Togetherness and Separateness In Your Relationship

by | Relationship Topics

When we first meet someone we want to be with them all the time.  Sometimes we are so crazy about someone that we wear the same clothes and eat the same food. In fact, we do everything together as we form that bond with someone we want to be with forever, then just as we settle into a connection we crave some space.
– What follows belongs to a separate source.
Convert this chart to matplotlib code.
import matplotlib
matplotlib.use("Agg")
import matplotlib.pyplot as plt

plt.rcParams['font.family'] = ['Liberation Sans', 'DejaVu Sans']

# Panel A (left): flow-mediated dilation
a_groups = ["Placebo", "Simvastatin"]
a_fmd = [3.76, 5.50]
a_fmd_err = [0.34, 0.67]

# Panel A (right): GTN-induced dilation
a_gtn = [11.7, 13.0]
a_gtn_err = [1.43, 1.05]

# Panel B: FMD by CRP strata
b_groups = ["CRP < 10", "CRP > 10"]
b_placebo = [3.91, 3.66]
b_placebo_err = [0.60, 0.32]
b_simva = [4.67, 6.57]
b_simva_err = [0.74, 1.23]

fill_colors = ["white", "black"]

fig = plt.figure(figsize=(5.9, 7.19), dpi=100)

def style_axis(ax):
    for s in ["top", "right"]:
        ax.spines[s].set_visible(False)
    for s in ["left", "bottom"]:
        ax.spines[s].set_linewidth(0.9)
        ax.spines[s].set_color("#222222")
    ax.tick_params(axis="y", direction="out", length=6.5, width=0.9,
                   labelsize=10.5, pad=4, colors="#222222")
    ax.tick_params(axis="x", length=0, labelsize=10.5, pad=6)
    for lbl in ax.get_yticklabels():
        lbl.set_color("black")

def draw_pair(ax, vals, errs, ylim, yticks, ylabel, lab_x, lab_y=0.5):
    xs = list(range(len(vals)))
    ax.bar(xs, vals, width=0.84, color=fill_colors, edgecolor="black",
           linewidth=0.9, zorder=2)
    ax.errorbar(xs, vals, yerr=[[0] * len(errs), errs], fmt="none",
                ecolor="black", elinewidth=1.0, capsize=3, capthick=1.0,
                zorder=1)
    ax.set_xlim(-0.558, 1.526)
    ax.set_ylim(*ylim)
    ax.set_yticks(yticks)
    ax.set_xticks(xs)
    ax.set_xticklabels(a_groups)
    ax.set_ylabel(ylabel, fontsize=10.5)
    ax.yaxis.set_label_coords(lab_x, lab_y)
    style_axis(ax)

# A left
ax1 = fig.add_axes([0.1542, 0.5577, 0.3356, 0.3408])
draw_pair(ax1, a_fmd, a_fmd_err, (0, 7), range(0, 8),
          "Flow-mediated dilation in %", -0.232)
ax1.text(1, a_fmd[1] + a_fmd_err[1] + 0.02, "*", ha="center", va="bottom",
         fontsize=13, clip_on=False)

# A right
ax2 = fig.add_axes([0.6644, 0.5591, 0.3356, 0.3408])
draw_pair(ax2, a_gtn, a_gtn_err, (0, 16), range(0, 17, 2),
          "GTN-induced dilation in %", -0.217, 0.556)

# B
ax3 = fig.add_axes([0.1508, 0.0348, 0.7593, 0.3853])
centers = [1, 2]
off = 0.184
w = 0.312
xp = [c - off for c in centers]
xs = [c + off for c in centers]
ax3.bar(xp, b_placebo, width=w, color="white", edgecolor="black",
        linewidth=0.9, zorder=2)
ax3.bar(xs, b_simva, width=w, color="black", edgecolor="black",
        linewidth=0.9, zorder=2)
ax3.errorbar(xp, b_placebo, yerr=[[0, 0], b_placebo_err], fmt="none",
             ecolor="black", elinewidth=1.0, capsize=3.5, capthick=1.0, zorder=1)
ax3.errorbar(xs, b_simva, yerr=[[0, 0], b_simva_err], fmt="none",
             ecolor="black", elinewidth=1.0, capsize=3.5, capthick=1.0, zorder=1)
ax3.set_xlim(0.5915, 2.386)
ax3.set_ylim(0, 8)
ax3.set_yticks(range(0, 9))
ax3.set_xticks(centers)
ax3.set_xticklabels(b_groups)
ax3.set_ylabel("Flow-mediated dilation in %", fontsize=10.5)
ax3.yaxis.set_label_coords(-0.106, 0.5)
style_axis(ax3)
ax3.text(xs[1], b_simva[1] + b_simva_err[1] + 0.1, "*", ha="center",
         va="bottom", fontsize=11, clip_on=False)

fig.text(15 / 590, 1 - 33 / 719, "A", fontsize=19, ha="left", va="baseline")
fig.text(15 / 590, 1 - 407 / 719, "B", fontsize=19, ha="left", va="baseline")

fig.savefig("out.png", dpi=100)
In a long term relationship balancing that space between connection and autonomy or togetherness and independence can be a constant challenge.  


You see it is a paradox.  We want the connection and intimacy of being with someone as well as our independence.  Research tells us that couples who can respect each other’s needs have the greatest relationship satisfaction.


Early in a relationship, your need for separateness is overridden by a great desire to be together, and this is normal.  What happens is any differences between us are minimised as we look at each other with rose coloured glasses in a rush of hormones and desire, sure that our partner is perfect for us.  However, as the intimacy in the relationship increases, we often notice that the payoff is a decrease in independence and so our desire for separateness increases.


What happens is there is a fear of loss of self.  As you blend with your partner, you become, not described as yourself but described as a couple.  It can feel suffocating, especially if there is a mismatch of needs in the relationship.  For example just as you feel the need to pull away your partner feels the need to have you right there with them.  This feeling can be compounded by the couple process of communicating and deciding everything together; it can feel like you are accountable to your partner rather than in partnership.  If you are out of sync with your partner, it can even feel suffocating, as if you cannot do anything by yourself, even as if your personal space is violated.


How can you negotiate a level of togetherness and separateness that enables you to have just enough break from each other so you can reconnect with passion?  The most important thing you can do is communicate your needs to your partner before your feeling to assert your independence becomes overwhelming.  Try to think about when you feel your desire for time out most keenly, as this will give you clues about what you need from your partner.  Remember you partner may be in a totally different emotional space to you and be craving closeness.  So always communicate your needs with care and respect.


Creating intimacy between you can create the closeness you need even if you are apart.  The ability to be yourself in the relationship, the ability to trust that you can share your secrets with your partner, and being each other’s best friend creates a safe zone that allows for couples to have a freedom between them to be separate and together.  Unless couples are able to understand each other’s needs for togetherness and separateness they cannot build intimacy with one another.


You need to be clear and consistent about what you need from you partner.  This builds a foundation of trust within the relationship. Be clear, if you need time out to see friends or pursue a hobby ask for it.  Some partners may experience a partner leaving to do their own thing as abandonment.  Partners who give mixed messages such as saying they need separateness and then accusing their partner of never being there for them create a space of confusion.  This is why clear communication is so important.


Ideas to help you negotiate your togetherness and separateness with your partner:


  •    Be aware that togetherness and separateness is based on how you feel and here is no right or wrong answer as to how you are together as a couple. Try not to be critical of your partner and listen to one another.


  •    Know that your togetherness and separateness creates greater intimacy and connection between you.  Intimacy grows in a space of emotional and physical safety where there is mutual respect for each other needs


  •    Be specific about what you need, don’t assume your partner will know what you want.  This minimises confusion and misunderstandings.


  •    Know that over time your needs will change, and communication will enable you to negotiate your differing needs.


When thinking about togetherness and separateness be careful, you don’t get caught up in what ‘should’ happen.  When we get caught up in doing what family, society or our partner expects of us, we are not true to ourselves and ultimately this can lead us to great resentment. Relationships don’t have to fit the traditional model of husband wife two kids and a white picket fence.  I have seen couples negotiate living together and separately, living mostly separately and living together to be happy and accommodate both their needs.  


Remember time together means different things to different people.  For some people time together means an intimate dinner as a couple for others it means time together as a family including children.  When communication isn’t clear this is a common misunderstanding.


Check in with your partner regularly, and work out what is right for you.